begin DATA EXTRACT

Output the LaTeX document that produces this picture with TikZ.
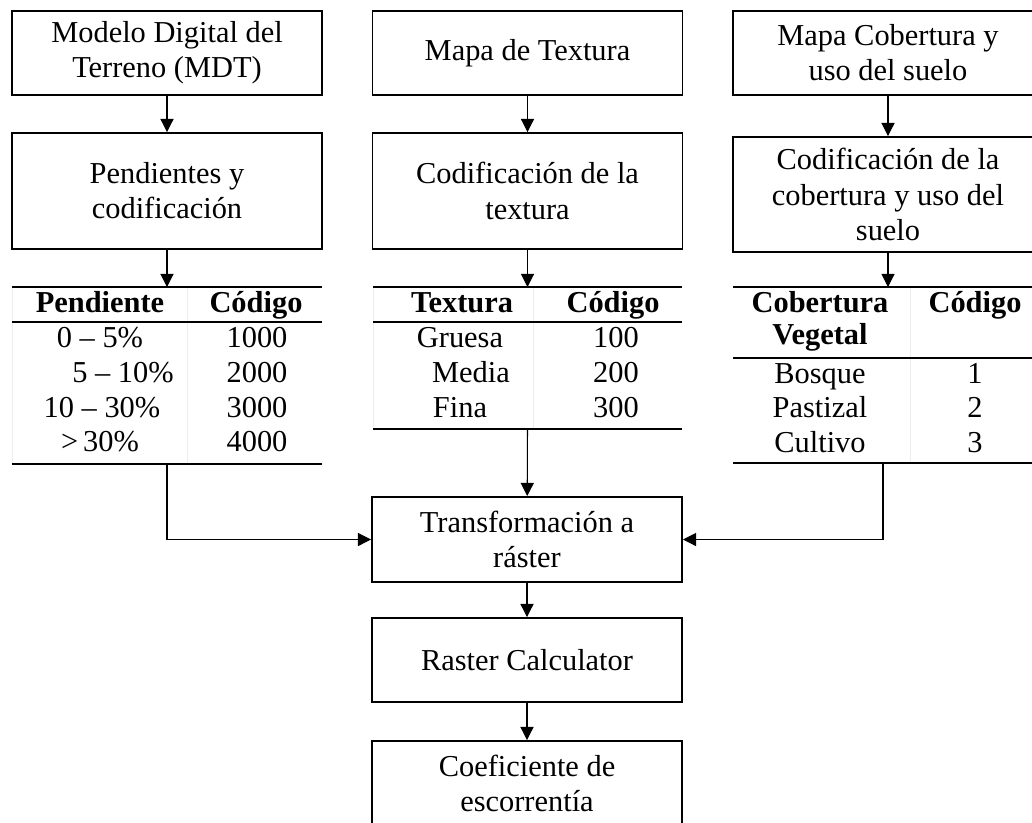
\documentclass[tikz,border=0pt]{standalone}
\usepackage{fontspec}
\setmainfont{Liberation Serif}
\usetikzlibrary{arrows.meta}

\begin{document}
\begin{tikzpicture}[
    proceso/.style={draw, line width=1.1pt, minimum width=6.2cm, minimum height=1.68cm, align=center, inner sep=0pt, font=\fontsize{17.3}{20}\selectfont},
    celda/.style={inner sep=0pt, text height=11.5pt, text depth=3.5pt, font=\fontsize{17.3}{20}\selectfont},
    titulo/.style={celda, font=\fontsize{17.3}{20}\selectfont\bfseries},
    regla/.style={line width=1.2pt},
    guia/.style={black!7, line width=0.5pt},
    line/.style={-{Triangle[length=7.5pt,width=7.5pt]}, line width=0.6pt}
]
\useasboundingbox (0,0) rectangle (20.64,-16.44);

% fila superior
\node[proceso] (mdt) at (3.34,-1.06) {Modelo Digital del\\Terreno (MDT)};
\node[proceso] (textura) at (10.55,-1.06) {Mapa de Textura};
\node[proceso] (cobertura) at (17.76,-1.06) {Mapa Cobertura y\\uso del suelo};

% codificacion
\node[proceso, minimum height=2.32cm] (pendientes) at (3.34,-3.82) {Pendientes y\\codificación};
\node[proceso, minimum height=2.32cm] (codtextura) at (10.55,-3.82) {Codificación de la\\textura};
\node[proceso, minimum height=2.3cm] (codcobertura) at (17.76,-3.89) {Codificación de la\\cobertura y uso del\\suelo};

% tabla de pendientes
\coordinate (t1top) at (3.34,-5.74);
\coordinate (t1bot) at (3.34,-9.28);
\draw[guia] (0.24,-5.74) -- (0.24,-9.28);
\draw[guia] (3.74,-5.74) -- (3.74,-9.28);
\draw[regla] (0.24,-5.74) -- (6.44,-5.74);
\draw[regla] (0.24,-6.44) -- (6.44,-6.44);
\draw[regla] (0.24,-9.28) -- (6.44,-9.28);
\node[titulo] (hpend) at (2.0,-6.1) {Pendiente};
\node[titulo] (hcod1) at (5.12,-6.1) {Código};
\node[celda] (p1) at (2.0,-6.8) {0 – 5\%};
\node[celda] (p2) at (2.46,-7.5) {5 – 10\%};
\node[celda] (p3) at (2.04,-8.2) {10 – 30\%};
\node[celda] (p4) at (2.0,-8.88) {>\,30\%};
\node[celda] (c1) at (5.14,-6.8) {1000};
\node[celda] (c2) at (5.14,-7.5) {2000};
\node[celda] (c3) at (5.14,-8.2) {3000};
\node[celda] (c4) at (5.14,-8.88) {4000};

% tabla de textura
\coordinate (t2top) at (10.55,-5.74);
\coordinate (t2bot) at (10.55,-8.58);
\draw[guia] (7.46,-5.74) -- (7.46,-8.58);
\draw[guia] (10.66,-5.74) -- (10.66,-8.58);
\draw[regla] (7.46,-5.74) -- (13.64,-5.74);
\draw[regla] (7.46,-6.44) -- (13.64,-6.44);
\draw[regla] (7.46,-8.58) -- (13.64,-8.58);
\node[titulo] (htex) at (9.24,-6.1) {Textura};
\node[titulo] (hcod2) at (12.26,-6.1) {Código};
\node[celda] (gruesa) at (9.2,-6.8) {Gruesa};
\node[celda] (media) at (9.42,-7.5) {Media};
\node[celda] (fina) at (9.2,-8.2) {Fina};
\node[celda] (x1) at (12.32,-6.8) {100};
\node[celda] (x2) at (12.32,-7.5) {200};
\node[celda] (x3) at (12.32,-8.2) {300};

% tabla de cobertura
\coordinate (t3top) at (17.76,-5.74);
\coordinate (t3bot) at (17.66,-9.26);
\draw[guia] (18.2,-5.74) -- (18.2,-9.26);
\draw[regla] (14.66,-5.74) -- (20.7,-5.74);
\draw[regla] (14.66,-7.16) -- (20.7,-7.16);
\draw[regla] (14.66,-9.26) -- (20.7,-9.26);
\node[titulo] (hcob) at (16.4,-6.1) {Cobertura};
\node[titulo] (hveg) at (16.4,-6.74) {Vegetal};
\node[titulo] (hcod3) at (19.5,-6.1) {Código};
\node[celda] (bosque) at (16.4,-7.52) {Bosque};
\node[celda] (pastizal) at (16.4,-8.2) {Pastizal};
\node[celda] (cultivo) at (16.4,-8.9) {Cultivo};
\node[celda] (v1) at (19.5,-7.52) {1};
\node[celda] (v2) at (19.5,-8.2) {2};
\node[celda] (v3) at (19.5,-8.9) {3};

% cadena final
\node[proceso, minimum height=1.7cm] (transf) at (10.54,-10.79) {Transformación a\\ráster};
\node[proceso] (raster) at (10.54,-13.2) {Raster Calculator};
\node[proceso] (coef) at (10.54,-15.66) {Coeficiente de\\escorrentía};

\draw[line] (mdt) -- (pendientes);
\draw[line] (textura) -- (codtextura);
\draw[line] (cobertura) -- (codcobertura);
\draw[line] (pendientes) -- (t1top);
\draw[line] (codtextura) -- (t2top);
\draw[line] (codcobertura) -- (t3top);
\draw[line] (t1bot) |- (transf.west);
\draw[line] (t2bot) -- (transf);
\draw[line] (t3bot) |- (transf.east);
\draw[line] (transf) -- (raster);
\draw[line] (raster) -- (coef);

\end{tikzpicture}
\end{document}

end DATA EXTRACT

TASK STATEMENT =>
Make an exact copy of the whole listing, but don't bring over any pictures.

EXERCISE ANSWER =>
Output the LaTeX document that produces this picture with TikZ.
\documentclass[tikz,border=0pt]{standalone}
\usepackage{fontspec}
\setmainfont{Liberation Serif}
\usetikzlibrary{arrows.meta}

\begin{document}
\begin{tikzpicture}[
    proceso/.style={draw, line width=1.1pt, minimum width=6.2cm, minimum height=1.68cm, align=center, inner sep=0pt, font=\fontsize{17.3}{20}\selectfont},
    celda/.style={inner sep=0pt, text height=11.5pt, text depth=3.5pt, font=\fontsize{17.3}{20}\selectfont},
    titulo/.style={celda, font=\fontsize{17.3}{20}\selectfont\bfseries},
    regla/.style={line width=1.2pt},
    guia/.style={black!7, line width=0.5pt},
    line/.style={-{Triangle[length=7.5pt,width=7.5pt]}, line width=0.6pt}
]
\useasboundingbox (0,0) rectangle (20.64,-16.44);

% fila superior
\node[proceso] (mdt) at (3.34,-1.06) {Modelo Digital del\\Terreno (MDT)};
\node[proceso] (textura) at (10.55,-1.06) {Mapa de Textura};
\node[proceso] (cobertura) at (17.76,-1.06) {Mapa Cobertura y\\uso del suelo};

% codificacion
\node[proceso, minimum height=2.32cm] (pendientes) at (3.34,-3.82) {Pendientes y\\codificación};
\node[proceso, minimum height=2.32cm] (codtextura) at (10.55,-3.82) {Codificación de la\\textura};
\node[proceso, minimum height=2.3cm] (codcobertura) at (17.76,-3.89) {Codificación de la\\cobertura y uso del\\suelo};

% tabla de pendientes
\coordinate (t1top) at (3.34,-5.74);
\coordinate (t1bot) at (3.34,-9.28);
\draw[guia] (0.24,-5.74) -- (0.24,-9.28);
\draw[guia] (3.74,-5.74) -- (3.74,-9.28);
\draw[regla] (0.24,-5.74) -- (6.44,-5.74);
\draw[regla] (0.24,-6.44) -- (6.44,-6.44);
\draw[regla] (0.24,-9.28) -- (6.44,-9.28);
\node[titulo] (hpend) at (2.0,-6.1) {Pendiente};
\node[titulo] (hcod1) at (5.12,-6.1) {Código};
\node[celda] (p1) at (2.0,-6.8) {0 – 5\%};
\node[celda] (p2) at (2.46,-7.5) {5 – 10\%};
\node[celda] (p3) at (2.04,-8.2) {10 – 30\%};
\node[celda] (p4) at (2.0,-8.88) {>\,30\%};
\node[celda] (c1) at (5.14,-6.8) {1000};
\node[celda] (c2) at (5.14,-7.5) {2000};
\node[celda] (c3) at (5.14,-8.2) {3000};
\node[celda] (c4) at (5.14,-8.88) {4000};

% tabla de textura
\coordinate (t2top) at (10.55,-5.74);
\coordinate (t2bot) at (10.55,-8.58);
\draw[guia] (7.46,-5.74) -- (7.46,-8.58);
\draw[guia] (10.66,-5.74) -- (10.66,-8.58);
\draw[regla] (7.46,-5.74) -- (13.64,-5.74);
\draw[regla] (7.46,-6.44) -- (13.64,-6.44);
\draw[regla] (7.46,-8.58) -- (13.64,-8.58);
\node[titulo] (htex) at (9.24,-6.1) {Textura};
\node[titulo] (hcod2) at (12.26,-6.1) {Código};
\node[celda] (gruesa) at (9.2,-6.8) {Gruesa};
\node[celda] (media) at (9.42,-7.5) {Media};
\node[celda] (fina) at (9.2,-8.2) {Fina};
\node[celda] (x1) at (12.32,-6.8) {100};
\node[celda] (x2) at (12.32,-7.5) {200};
\node[celda] (x3) at (12.32,-8.2) {300};

% tabla de cobertura
\coordinate (t3top) at (17.76,-5.74);
\coordinate (t3bot) at (17.66,-9.26);
\draw[guia] (18.2,-5.74) -- (18.2,-9.26);
\draw[regla] (14.66,-5.74) -- (20.7,-5.74);
\draw[regla] (14.66,-7.16) -- (20.7,-7.16);
\draw[regla] (14.66,-9.26) -- (20.7,-9.26);
\node[titulo] (hcob) at (16.4,-6.1) {Cobertura};
\node[titulo] (hveg) at (16.4,-6.74) {Vegetal};
\node[titulo] (hcod3) at (19.5,-6.1) {Código};
\node[celda] (bosque) at (16.4,-7.52) {Bosque};
\node[celda] (pastizal) at (16.4,-8.2) {Pastizal};
\node[celda] (cultivo) at (16.4,-8.9) {Cultivo};
\node[celda] (v1) at (19.5,-7.52) {1};
\node[celda] (v2) at (19.5,-8.2) {2};
\node[celda] (v3) at (19.5,-8.9) {3};

% cadena final
\node[proceso, minimum height=1.7cm] (transf) at (10.54,-10.79) {Transformación a\\ráster};
\node[proceso] (raster) at (10.54,-13.2) {Raster Calculator};
\node[proceso] (coef) at (10.54,-15.66) {Coeficiente de\\escorrentía};

\draw[line] (mdt) -- (pendientes);
\draw[line] (textura) -- (codtextura);
\draw[line] (cobertura) -- (codcobertura);
\draw[line] (pendientes) -- (t1top);
\draw[line] (codtextura) -- (t2top);
\draw[line] (codcobertura) -- (t3top);
\draw[line] (t1bot) |- (transf.west);
\draw[line] (t2bot) -- (transf);
\draw[line] (t3bot) |- (transf.east);
\draw[line] (transf) -- (raster);
\draw[line] (raster) -- (coef);

\end{tikzpicture}
\end{document}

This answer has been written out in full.